Forgiveness a powerful virtue‐‐‐but not always possible
By Goldwin Emerson
London Free Press, July 13, 2013
Most ethical systems uphold forgiveness as a virtue. There are personal characteristics associated with forgiveness that are beneficial in order that forgiveness is possible. For example, compassion, mercy, pity, sympathy, kindness, and empathy are often closely aligned with forgiveness.
On the other hand, there are negative qualities that make forgiveness nearly impossible. If we are full of hate, envy, fear, jealousy, selfishness or mistrust, we will find forgiveness of others difficult.
When we feel that we have been wronged, we tend to carry feelings with us that burden us and hold us back from the joy and freedom accompanying forgiveness.
Most ethical systems promote forgiveness most of the time. Yet there are times when mistrust and misunderstanding cause even the best ethical desires for forgiveness to break down. Although we like to think that forgiveness means “wiping the slate clean” or “starting all over again,” to look upon others as though their misdeeds had never happened, these are rare occasions. Perhaps that is the way it ought to be. As John F. Kennedy said, “Forgive your enemies, but never forget their names”. We should forgive but not forget, just in case the one forgiven repeats the same transgressions.

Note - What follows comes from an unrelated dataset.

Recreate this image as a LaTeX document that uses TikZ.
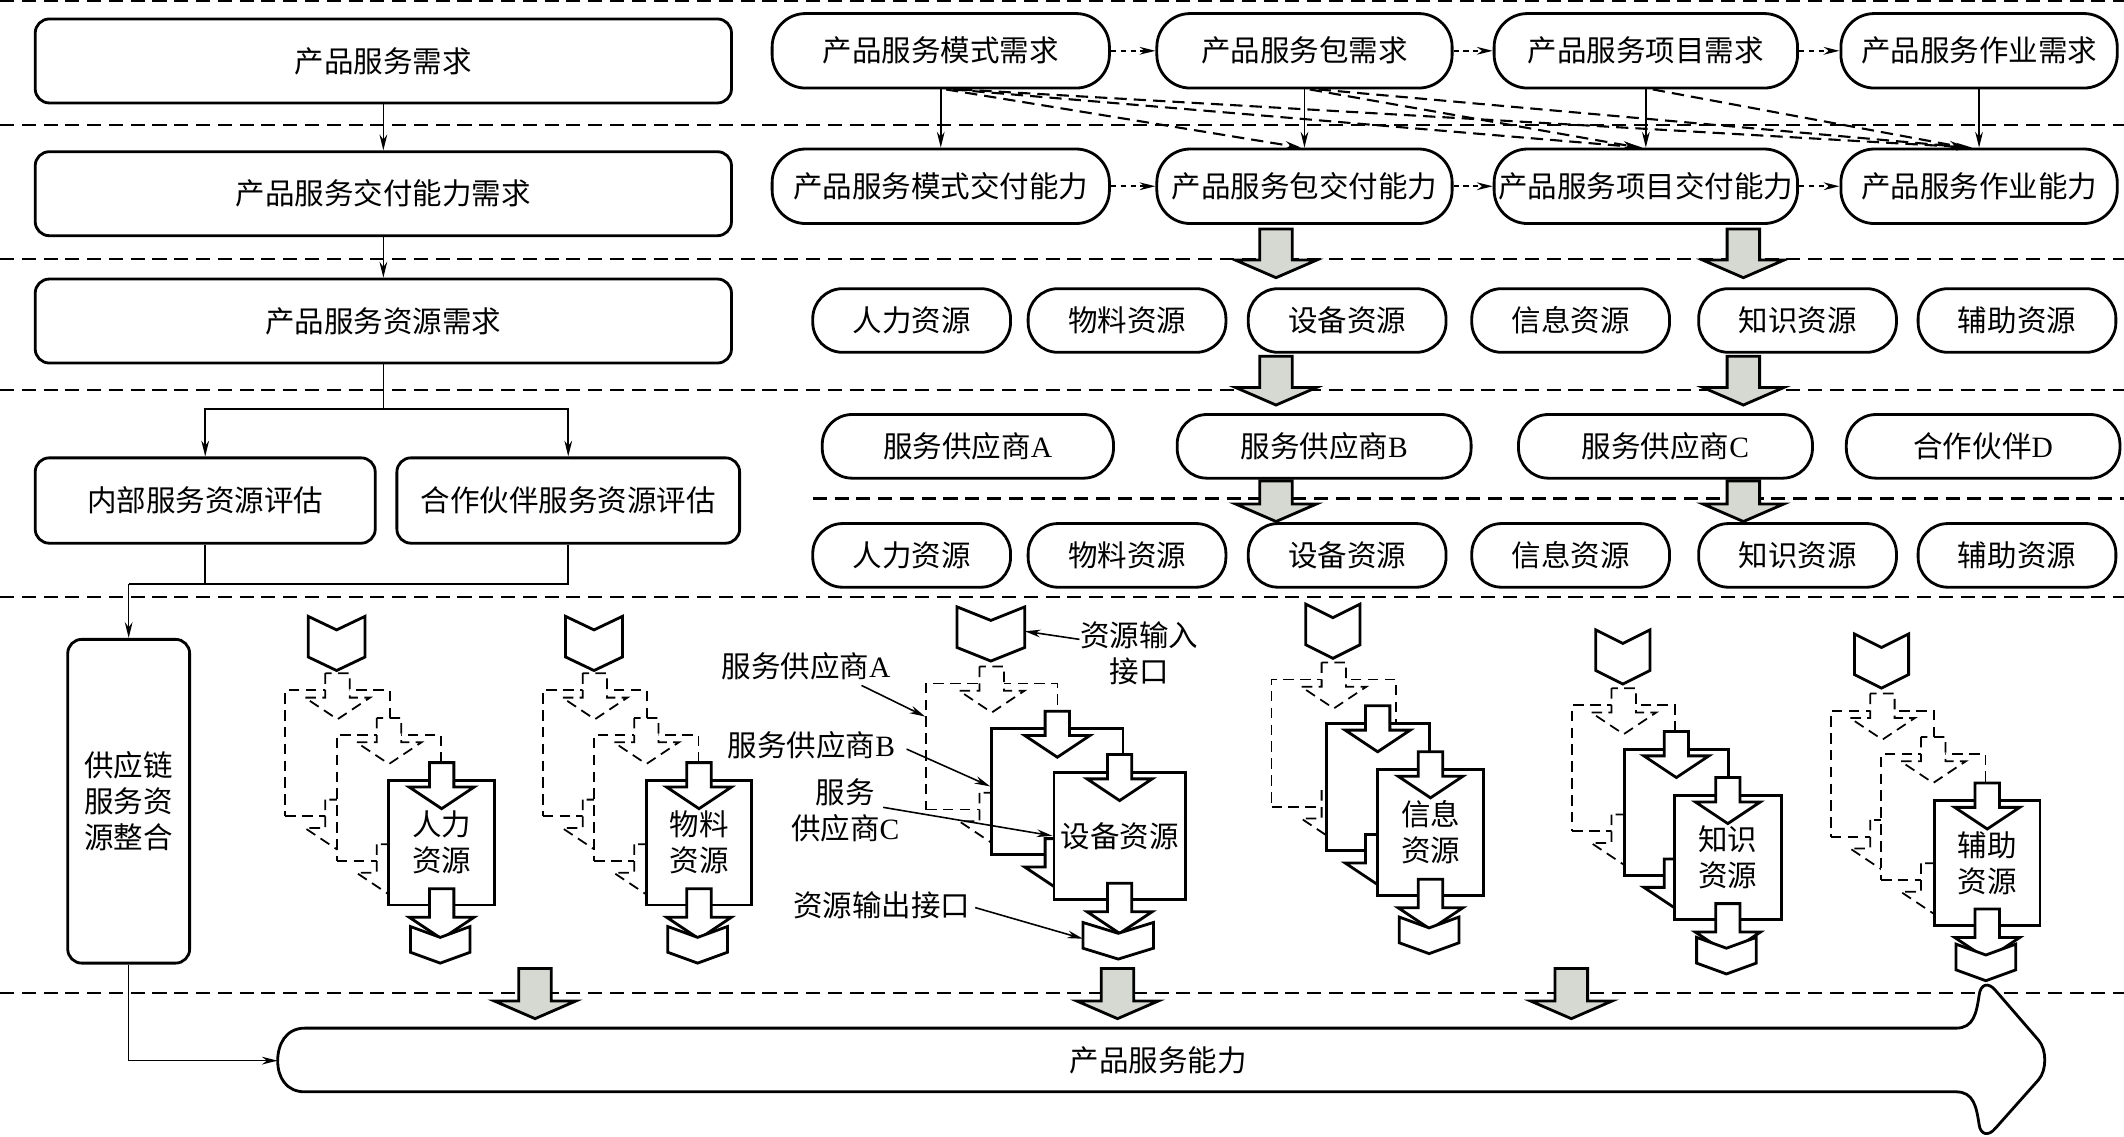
\documentclass[tikz,border=0pt]{standalone}
\usepackage{fontspec}
\setmainfont{Liberation Serif}
\newfontfamily\cjk{Noto Sans CJK SC}
\usetikzlibrary{arrows.meta,calc}
\newdimen\px \px=0.013546cm
\definecolor{BlockGray}{RGB}{214,217,209}
\newcommand\lat[1]{{\rmfamily #1}}

% small block arrow in and out of a resource sheet
\newcommand\docarrow[3][]{\draw[fill=white,#1] (#2) +(-9,0) -- +(-9,#3) -- +(-24,#3) -- +(0,#3+16) -- +(24,#3) -- +(9,#3) -- +(9,0) -- cycle;}
% one resource sheet: name, style, left, top, width, height, text
\newcommand\resdoc[7]{%
  \node[docbox,#2,minimum width=#5\px,minimum height=#6\px,anchor=north west] (#1) at (#3,#4) {#7};
  \docarrow[#2]{[shift={(0,-12)}]#1.north}{18}
  \docarrow[#2]{[shift={(0,-13)}]#1.south}{21}}
% input / output interfaces
\newcommand\chevin[4]{%
  \draw[chev] (#2-#4,#3) -- (#2,#3+10) -- (#2+#4,#3) -- (#2+#4,#3+30) -- (#2,#3+40) -- (#2-#4,#3+30) -- cycle;
  \coordinate (#1) at (#2+#4,#3+18);}
\newcommand\chevout[4]{%
  \draw[chev] (#2-#4,#3) -- (#2,#3+8) -- (#2+#4,#3) -- (#2+#4,#3+19) -- (#2,#3+27) -- (#2-#4,#3+19) -- cycle;
  \coordinate (#1) at (#2-#4,#3+12);}
% grey flow arrow
\newcommand\grayarrow[3]{\draw[garrow] (#1-12,#2) -- (#1-12,#2+#3-13) -- (#1-30,#2+#3-13) -- (#1,#2+#3) -- (#1+30,#2+#3-13) -- (#1+12,#2+#3-13) -- (#1+12,#2) -- cycle;}

\begin{document}
\begin{tikzpicture}[x=0.013546cm, y=-0.013546cm,
  every node/.style={font=\cjk\fontsize{8.4}{10.2}\selectfont, inner sep=0pt, align=center},
  box/.style={draw, line width=0.8pt, rounded corners=4pt},
  pill/.style={draw, line width=0.8pt, rounded corners=9.5pt, minimum height=55\px},
  respill/.style={draw, line width=0.8pt, rounded corners=8.5pt, minimum width=146\px, minimum height=47\px},
  supp/.style={draw, line width=0.8pt, rounded corners=8.5pt, minimum height=47\px},
  docbox/.style={draw, fill=white},
  soliddoc/.style={line width=0.8pt},
  dashdoc/.style={line width=0.5pt, dash pattern=on 3pt off 1.8pt},
  chev/.style={fill=white, line width=0.8pt, line join=miter},
  garrow/.style={fill=BlockGray, line width=0.8pt},
  sepline/.style={line width=0.6pt, dash pattern=on 4pt off 2.2pt},
  link/.style={line width=0.45pt, -{Stealth[length=4.5pt,width=2.2pt]}},
  dlink/.style={link, line width=0.6pt, dash pattern=on 3.5pt off 2pt},
  rowlink/.style={link, line width=0.6pt, dash pattern=on 1.5pt off 1.3pt}]
  \useasboundingbox (0,0) rectangle (1568,839);

  % layer lines
  \foreach \y in {1,92,191,288,441,733}
    \draw[sepline] (0,\y) -- (1568,\y);
  \draw[sepline] (600,368) -- (1568,368);

  % left column
  \node[box, minimum width=514\px, minimum height=62\px] (lreq) at (283,45) {产品服务需求};
  \node[box, minimum width=514\px, minimum height=62\px] (ldel) at (283,143) {产品服务交付能力需求};
  \node[box, minimum width=514\px, minimum height=62\px] (lres) at (283,237) {产品服务资源需求};
  \node[box, minimum width=251\px, minimum height=63\px] (linn) at (151.5,369.5) {内部服务资源评估};
  \node[box, minimum width=253\px, minimum height=63\px] (lpar) at (419.5,369.5) {合作伙伴服务资源评估};
  \node[box, minimum width=90\px, minimum height=239\px] (lsc) at (95,591.5) {供应链\\服务资\\源整合};

  \draw[link] (lreq) -- (ldel);
  \draw[link] (ldel) -- (lres);
  \coordinate (lsplit) at (283,302);
  \draw[line width=0.45pt] (lres.south) -- (lsplit);
  \draw[link] (lsplit) -| (linn.north);
  \draw[link] (lsplit) -| (lpar.north);
  \coordinate (lmerge) at (95,431);
  \draw[line width=0.45pt] (linn.south) |- (lmerge);
  \draw[line width=0.45pt] (lpar.south) |- (lmerge);
  \draw[link] (lmerge) -- (lsc.north);

  % demand and capability rows
  \node[pill, minimum width=249\px] (rmode) at (694.5,37.5) {产品服务模式需求};
  \node[pill, minimum width=218\px] (rpack) at (963,37.5) {产品服务包需求};
  \node[pill, minimum width=224\px] (rproj) at (1215,37.5) {产品服务项目需求};
  \node[pill, minimum width=204\px] (rtask) at (1461,37.5) {产品服务作业需求};
  \node[pill, minimum width=249\px] (cmode) at (694.5,137.5) {产品服务模式交付能力};
  \node[pill, minimum width=218\px] (cpack) at (963,137.5) {产品服务包交付能力};
  \node[pill, minimum width=224\px] (cproj) at (1215,137.5) {产品服务项目交付能力};
  \node[pill, minimum width=204\px] (ctask) at (1461,137.5) {产品服务作业能力};

  \draw[rowlink] (rmode) -- (rpack);
  \draw[rowlink] (rpack) -- (rproj);
  \draw[rowlink] (rproj) -- (rtask);
  \draw[rowlink] (cmode) -- (cpack);
  \draw[rowlink] (cpack) -- (cproj);
  \draw[rowlink] (cproj) -- (ctask);
  \draw[link] (rmode) -- (cmode);
  \draw[link] (rpack) -- (cpack);
  \draw[link] (rproj) -- (cproj);
  \draw[link] (rtask) -- (ctask);
  \draw[dlink] ([xshift=1.5pt]rmode.south) -- ([xshift=-1pt]cpack.north);
  \draw[dlink] ([xshift=3.5pt]rmode.south) -- ([xshift=-1pt]cproj.north);
  \draw[dlink] ([xshift=5.5pt]rmode.south) -- ([xshift=-2pt]ctask.north);
  \draw[dlink] ([xshift=1.5pt]rpack.south) -- ([xshift=-2pt]cproj.north);
  \draw[dlink] ([xshift=4pt]rpack.south) -- ([xshift=-3pt]ctask.north);
  \draw[dlink] ([xshift=2pt]rproj.south) -- ([xshift=-4pt]ctask.north);

  % resources and suppliers
  \foreach \n/\x/\t in {hum/673/人力资源, mat/832/物料资源, equ/994.5/设备资源,
                         inf/1159.5/信息资源, kno/1327/知识资源, aux/1489/辅助资源} {
    \node[respill] (ra\n) at (\x,236.6) {\t};
    \node[respill] (rb\n) at (\x,410) {\t};
  }
  \node[supp, minimum width=215\px] (supA) at (714.5,329.5) {服务供应商\lat{A}};
  \node[supp, minimum width=217\px] (supB) at (977.5,329.5) {服务供应商\lat{B}};
  \node[supp, minimum width=217\px] (supC) at (1229.5,329.5) {服务供应商\lat{C}};
  \node[supp, minimum width=202\px] (supD) at (1464,329.5) {合作伙伴\lat{D}};

  \grayarrow{942}{169}{36} \grayarrow{1287}{169}{36}
  \grayarrow{942}{263}{36} \grayarrow{1287}{263}{36}
  \grayarrow{942}{355}{30} \grayarrow{1287}{355}{30}
  \grayarrow{395}{715}{37} \grayarrow{825}{715}{37} \grayarrow{1160}{715}{37}

  % product service capability
  \draw[line width=0.8pt, fill=white] (225,759) -- (1444,759)
    .. controls (1457,759) and (1459,748) .. (1461,735)
    .. controls (1462,726) and (1468,725) .. (1473,731) -- (1505,768)
    .. controls (1511,775) and (1511,790) .. (1505,797) -- (1473,833)
    .. controls (1468,839) and (1462,838) .. (1461,830)
    .. controls (1459,817) and (1457,806) .. (1444,806) -- (225,806)
    .. controls (211,806) and (205,795) .. (205,783)
    .. controls (205,771) and (211,759) .. (225,759) -- cycle;
  \node (cap) at (855,783) {产品服务能力};
  \coordinate (capin) at (205,783);
  \draw[link] (lsc.south) |- (capin);

  % resource integration per type
  \chevin{g1in}{248.5}{455}{21}
  \resdoc{g1a}{dashdoc}{210}{509}{77}{93}{}
  \resdoc{g1b}{dashdoc}{248}{542}{77}{93}{}
  \resdoc{g1c}{soliddoc}{286}{575}{78}{92}{人力\\资源}
  \chevout{g1out}{325}{684}{22}

  \chevin{g2in}{438.5}{455}{21}
  \resdoc{g2a}{dashdoc}{400}{509}{77}{93}{}
  \resdoc{g2b}{dashdoc}{438}{542}{77}{93}{}
  \resdoc{g2c}{soliddoc}{476}{575}{78}{92}{物料\\资源}
  \chevout{g2out}{515}{684}{22}

  \chevin{g3in}{731.5}{448}{25}
  \resdoc{g3a}{dashdoc}{683}{504}{97}{93}{}
  \resdoc{g3b}{soliddoc}{731}{537}{97}{93}{}
  \resdoc{g3c}{soliddoc}{777}{569}{97}{94}{设备资源}
  \chevout{g3out}{825.5}{681}{26}

  \chevin{g4in}{984}{446}{20}
  \resdoc{g4a}{dashdoc}{938}{501}{92}{94}{}
  \resdoc{g4b}{soliddoc}{978}{533}{76}{94}{}
  \resdoc{g4c}{soliddoc}{1016}{567}{78}{93}{信息\\资源}
  \chevout{g4out}{1055}{677}{22}

  \chevin{g5in}{1198}{465}{20}
  \resdoc{g5a}{dashdoc}{1160}{520}{76}{93}{}
  \resdoc{g5b}{soliddoc}{1198}{552}{77}{93}{}
  \resdoc{g5c}{soliddoc}{1235}{586}{79}{92}{知识\\资源}
  \chevout{g5out}{1274.5}{692}{22}

  \chevin{g6in}{1389}{468}{20}
  \resdoc{g6a}{dashdoc}{1351}{524}{76}{93}{}
  \resdoc{g6b}{dashdoc}{1388}{556}{77}{93}{}
  \resdoc{g6c}{soliddoc}{1427}{590}{78}{92}{辅助\\资源}
  \chevout{g6out}{1466}{697}{22}

  % callouts
  \node (lblIn) at (841,482) {资源输入\\接口};
  \draw[link] ([shift={(0,-10)}]lblIn.west) -- (g3in);
  \node (lblA) at (595,492) {服务供应商\lat{A}};
  \draw[link] ([shift={(41,14)}]lblA.center) -- ([shift={(0,25)}]g3a.north west);
  \node (lblB) at (599,550) {服务供应商\lat{B}};
  \draw[link] ([shift={(8,3)}]lblB.east) -- ([shift={(0,-4)}]g3b.west);
  \node (lblC) at (624,598) {服务\\供应商\lat{C}};
  \draw[link] ([shift={(28,-2)}]lblC.center) -- (g3c.west);
  \node (lblOut) at (651,668) {资源输出接口};
  \draw[link] ([shift={(3,2)}]lblOut.east) -- (g3out);
\end{tikzpicture}
\end{document}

If someone wrongs us or harms us, we find it much easier to forgive them if the same event is unlikely to be repeated. But if we can expect the same bad behavior will likely to be repeated, forgiveness itself may not be desirable or even a moral thing to do...but more about that later.
Forgiveness can help both the forgiver and the forgiven. For the forgiven, they can have a fresh start and new hope to act differently than in the past. The forgiven
can begin again, with new purpose, and perhaps with the idea that those who have judged them were not as harsh as they had originally believed. Maybe the world is not as condemning as they had previously thought. It may be, that they too, can find it easier to forgive others now that they, themselves, have been forgiven.
Good things can also happen to those who forgive others. They can enjoy a sense of freedom that comes from getting rid of feelings that they have been wronged. The forgivers can rejoice in the hope that they have set the forgiven on a renewed path of hope and optimism. The forgivers can lighten their own burden of being transgressed against. Like the forgiven, the forgivers, too, can view the world with a new spirit of optimism.
Unfortunately, there are times when forgiveness may not be possible, or even desirable. As Dr. Phil McGraw, of TV fame, said, “The best predictor of future behavior is past behavior.” In cases of repeated sex offenses, or violence and abuse, changes in behavior are often unlikely without special psychiatric help. Usually, simple imprisonment, or heavy fines, may temporarily confine and limit bad behavior, but it may not change these transgressions permanently.
In these difficult cases, forgiveness is not enough. In many cases of household physical abuse, women have repeatedly forgiven their partners. Unfortunately, this enables the partner to repeat the cycle of violence again and again.
There are some actions that are so horrendous they are simply unforgiveable. For example, there is very little accomplished by forgiving bad behaviour where the perpetrators have no remorse for their actions and no real intention to change their approach. There are also some cases of sexual misbehavior that require psychiatric help, but for which there are no known cures or treatment at the present time. In such cases, where public safety is at risk, confinement, rather than forgiveness, may be the best course of action. Fortunately, these cases are the exception.
On balance, the best course of action is to be as open as we can to the power of forgiveness. Two of my historic heroes, below, had some first‐hand knowledge
about forgiveness, since both suffered, and ultimately died, at the hands of others. Mahatma Gandhi once wrote, “The weak can never forgive. Forgiveness is the attribute of the strong”. My second hero, Martin Luther King Jr. said, “Forgiveness is not an occasional act. It is a constant attitude”.